April 4, 2009

Wow, I must be REALLY good or else. . .

the standards of some public school teachers are really low.

I've recently been involved in an email discussion with a local school teacher about the controversial decision by our school district to put ads on the sides of its school buses beginning this fall. The goal is to raise money that the superintendent says the state cannot or will not pony up. I wrote to him and to an online community group expressing my dismay at such an uncreative and commercialized effort to raise cash. The aforementioned teacher saw my post to the community group and wrote to tell me she thinks the ads are a great idea and that, contrary to my assertion that students are being put up for sale to the highest bidder via the advertising campaign, "we are not selling kids."
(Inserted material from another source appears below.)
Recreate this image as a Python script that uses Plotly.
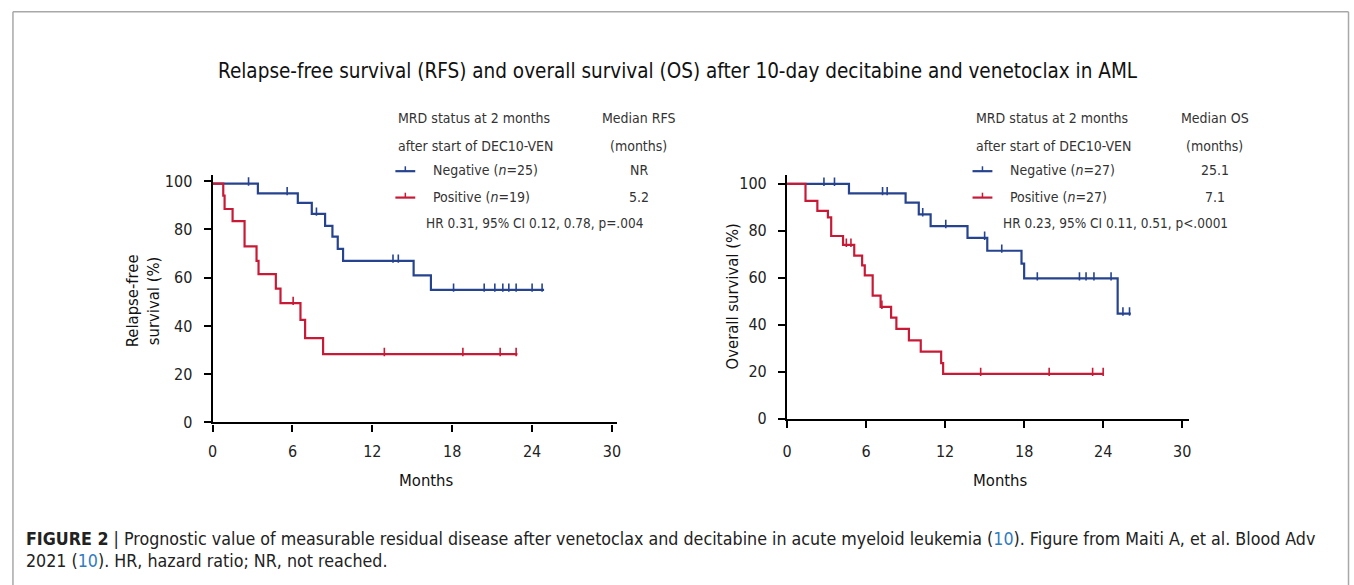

I never said the district was going to sell kids. I said the district was going to sell advertising which, in turn, implies that products or services depicted on those ads are endorsed by the district. Not to mention the negative effects of even more commercial marketing targeted at young and impressionable minds.

Anyway, in my private reply to this teacher, I outlined in some detail my own thoughts on the subject based on ideas that resonated with me after reading other people's research as well as information from organizations such as Coalition for a Commercial-Free Childhood.

She wrote me back to say she "didn't need a novel" and that I'd done a good job "copying from some unnoted source."

Wow. I've been accused of plagiarism!!!! Because my own writing was, what, too lofty for a public school teacher who has communicated to me in unpunctuated, uncapitalized and incomplete sentences?

Maybe she thinks no real person really writes like I do unless they are old, obnoxiously scholarly and graduates of Oxford or Cambridge. Can't give credit to a good 'ol gal from South Texas?

There was no "unnoted source." It was all ME, my opinions, my sentence structure, my version of the ideas that are widely available to anyone literate and curious enough to ponder and dissect them.

I replied courteously enough, explaining that I have neither need nor desire to steal other people's words, but thanked her for thinking my work was too good for me to have produced.

Regular readers of this 'blog will vouch for my careful inclusion of reporters' names or original sources for excerpts from which I quote.